RAW DATA ::
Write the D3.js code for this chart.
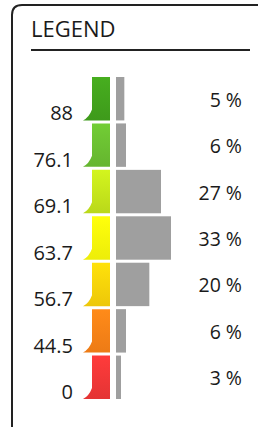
<!DOCTYPE html>
<html>
<head>
<meta charset="utf-8">
<script src="https://cdn.jsdelivr.net/npm/d3@7"></script>
<style>
  html, body { margin: 0; padding: 0; background: #fff; }
  svg { display: block; }
  text { font-family: "Open Sans", sans-serif; fill: #1a1a1a; }
</style>
</head>
<body>
<svg id="chart"></svg>
<script>
// legend classes, top to bottom
const thresholds = ["88", "76.1", "69.1", "63.7", "56.7", "44.5", "0"];
const shares = [5, 6, 27, 33, 20, 6, 3];
const classColors = ["#43a51d", "#6cc232", "#c8e81c", "#ffff0a", "#ffd60a", "#ff8418", "#f53838"];

const width = 258, height = 427;

const svg = d3.select("#chart")
    .attr("width", width)
    .attr("height", height);

// frame with rounded top-left corner
svg.append("path")
    .attr("d", "M12,427 V15 Q12,5 22,5 H262")
    .attr("fill", "none")
    .attr("stroke", "#222")
    .attr("stroke-width", 2);

svg.append("text")
    .attr("x", 31)
    .attr("y", 37)
    .attr("font-size", 22)
    .text("LEGEND");

svg.append("line")
    .attr("x1", 31).attr("x2", 250)
    .attr("y1", 50).attr("y2", 50)
    .attr("stroke", "#222")
    .attr("stroke-width", 2);

// scales
const y = d3.scaleBand()
    .domain(d3.range(thresholds.length))
    .range([77, 399])
    .paddingInner(0.065)
    .paddingOuter(0);

const x = d3.scaleLinear()
    .domain([0, 33])
    .range([0, 55]);

const barX0 = 92, barX1 = 110, grayX = 116;

// gradients for the coloured markers
const defs = svg.append("defs");
classColors.forEach((c, i) => {
  const g = defs.append("linearGradient")
      .attr("id", "grad" + i)
      .attr("x1", 0).attr("x2", 0).attr("y1", 0).attr("y2", 1);
  g.append("stop").attr("offset", "0%").attr("stop-color", d3.color(c).brighter(0.15));
  g.append("stop").attr("offset", "100%").attr("stop-color", d3.color(c).darker(0.2));
});

const rows = svg.append("g")
  .selectAll("g")
  .data(thresholds.map((t, i) => ({ t, share: shares[i], i })))
  .join("g");

// coloured marker with a small tail at the lower left
rows.append("path")
    .attr("d", d => {
      const top = y(d.i), bot = y(d.i) + y.bandwidth();
      return `M${barX0},${top} H${barX1} V${bot} H${barX0 - 9} Q${barX0 - 3},${bot - 3} ${barX0},${bot - 11} Z`;
    })
    .attr("fill", d => `url(#grad${d.i})`);

// grey share bars
rows.append("rect")
    .attr("x", grayX)
    .attr("y", d => y(d.i))
    .attr("width", d => x(d.share))
    .attr("height", y.bandwidth())
    .attr("fill", "#9f9f9f");

// threshold labels
rows.append("text")
    .attr("x", 73)
    .attr("y", d => y(d.i) + y.bandwidth())
    .attr("text-anchor", "end")
    .attr("font-size", 20)
    .text(d => d.t);

// share labels
rows.append("text")
    .attr("x", 242)
    .attr("y", d => y(d.i) + y.bandwidth() / 2 + 8)
    .attr("text-anchor", "end")
    .attr("font-size", 19.5)
    .text(d => d.share + " %");
</script>
</body>
</html>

EXERCISE DIRECTIONS :: Repeat, exactly and in full, each line from the start of the data to the line that contains "const barX0 = 92, barX1 = 110, grayX = 116;". Pictures do not go in.

EXERCISE RESPONSE ::
Write the D3.js code for this chart.
<!DOCTYPE html>
<html>
<head>
<meta charset="utf-8">
<script src="https://cdn.jsdelivr.net/npm/d3@7"></script>
<style>
  html, body { margin: 0; padding: 0; background: #fff; }
  svg { display: block; }
  text { font-family: "Open Sans", sans-serif; fill: #1a1a1a; }
</style>
</head>
<body>
<svg id="chart"></svg>
<script>
// legend classes, top to bottom
const thresholds = ["88", "76.1", "69.1", "63.7", "56.7", "44.5", "0"];
const shares = [5, 6, 27, 33, 20, 6, 3];
const classColors = ["#43a51d", "#6cc232", "#c8e81c", "#ffff0a", "#ffd60a", "#ff8418", "#f53838"];

const width = 258, height = 427;

const svg = d3.select("#chart")
    .attr("width", width)
    .attr("height", height);

// frame with rounded top-left corner
svg.append("path")
    .attr("d", "M12,427 V15 Q12,5 22,5 H262")
    .attr("fill", "none")
    .attr("stroke", "#222")
    .attr("stroke-width", 2);

svg.append("text")
    .attr("x", 31)
    .attr("y", 37)
    .attr("font-size", 22)
    .text("LEGEND");

svg.append("line")
    .attr("x1", 31).attr("x2", 250)
    .attr("y1", 50).attr("y2", 50)
    .attr("stroke", "#222")
    .attr("stroke-width", 2);

// scales
const y = d3.scaleBand()
    .domain(d3.range(thresholds.length))
    .range([77, 399])
    .paddingInner(0.065)
    .paddingOuter(0);

const x = d3.scaleLinear()
    .domain([0, 33])
    .range([0, 55]);

const barX0 = 92, barX1 = 110, grayX = 116;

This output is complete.